Cet article, qui traite de l’élection des conseillers communautaires, n’est pas sans poser un certain nombre de problèmes.
Je ne m’étendrai pas sur le fait qu’il entérine la création des métropoles avant même que notre assemblée ne se soit prononcée sur le sujet. Nous y reviendrons certainement dans la discussion…
Nous avons déjà eu à plusieurs reprises l’occasion d’indiquer que nous n’étions pas opposés à ce que les électeurs aient leur mot à dire dans la désignation des délégués des communes au sein des conseils communautaires, et donc à la mise en œuvre de la méthode du fléchage des candidats.
C’est, semble-t-il, ce que l’on nous propose, mais la discussion parlementaire sur cette disposition est renvoyée à un projet de loi ultérieur. Cela ne saurait nous rassurer ! Il ne nous paraît d’ailleurs pas acceptable d’adopter un principe – encore un ! – sans avoir de prise sur la définition de ses modalités d’application.
Nous aurons l’occasion d’insister sur ce point au long du débat : notre conception de l’intercommunalité est fondée sur le volontariat et sur le libre choix des communes. Nous rejetons donc, en la matière, toute décision autoritaire.
Les établissements publics de coopération intercommunale, ou EPCI, ne sont pas et ne doivent pas devenir des collectivités territoriales, ni en droit ni en fait. Il s’agit avant tout de structures de coopération et de mutualisation, représentant les communes qui en sont membres. En conséquence, il nous apparaît absolument nécessaire de maintenir un lien institutionnel fort entre la commune, représentée par son conseil municipal, et la structure intercommunale.
Dans ces conditions, retenir un mode de scrutin fondé sur le suffrage universel direct, avec une élection autonome des conseillers communautaires, serait inopportun. Cela accroîtrait de fait les pouvoirs des intercommunalités au détriment de ceux des communes et légitimerait une forme de tutelle, ce que nous refusons.

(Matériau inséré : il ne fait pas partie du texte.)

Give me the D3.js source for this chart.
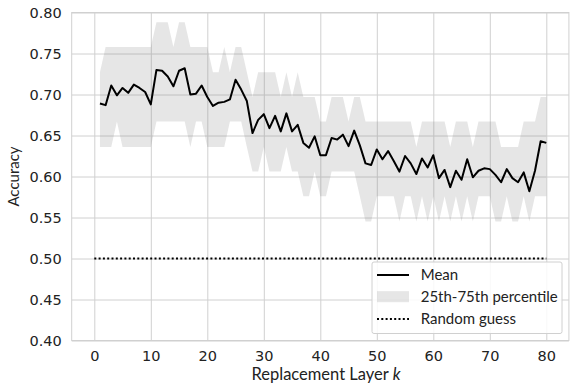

Or la réforme proposée par le Gouvernement, sans jamais que cela soit explicitement dit, va précisément dans le sens de l’intégration des communes au sein des intercommunalités. La commission des lois évoque d’ailleurs, s’agissant de l’élection des conseillers communautaires au suffrage universel direct, un « corollaire indispensable au fort degré d’intégration et aux larges compétences des EPCI à fiscalité propre ».
Nous savons donc bien quel est l’objectif de la majorité : donner la primauté aux intercommunalités pour, à terme, vider les communes de leur substance. Cela exige de créer des structures plus importantes, dont le modèle serait la métropole, cumulant pouvoirs et compétences.
Je pense que nous devons être très attentifs et refuser que l’intercommunalité se transforme en une machine à faire disparaître la démocratie communale et la libre administration des communes. L’alinéa 3 de l’article 2, en indiquant simplement que les délégués des communes seront élus au suffrage universel direct, laisse le champ libre à toute modification ultérieure. Or le projet de loi recouvre déjà trop de non-dits.
D’ailleurs, le rapport de la commission des lois souligne, à juste titre, que les dispositions incluses dans le projet de loi n° 61 pourront être modifiées par le débat parlementaire. Du flou s’ajoute donc au flou !
Effectivement, nous devrons pouvoir exercer notre droit d’amendement à cette occasion – du moins c’est ce que nous espérons, car, en définitive, peu de nos propositions sont acceptées par le Gouvernement… Néanmoins, nous restons méfiants et préférons donc le faire jouer dès aujourd’hui, afin de nous assurer que la méthode du fléchage ne pourra pas être remise en cause au bénéfice d’un autre mode de scrutin destiné à mettre en place, à la tête des intercommunalités, des équipes indépendantes dépourvues d’élus municipaux.
Les délégués communautaires sont et doivent rester liés au conseil municipal dont ils sont issus : telle est la philosophie qui sous-tend les amendements que nous avons déposés à cet article 2.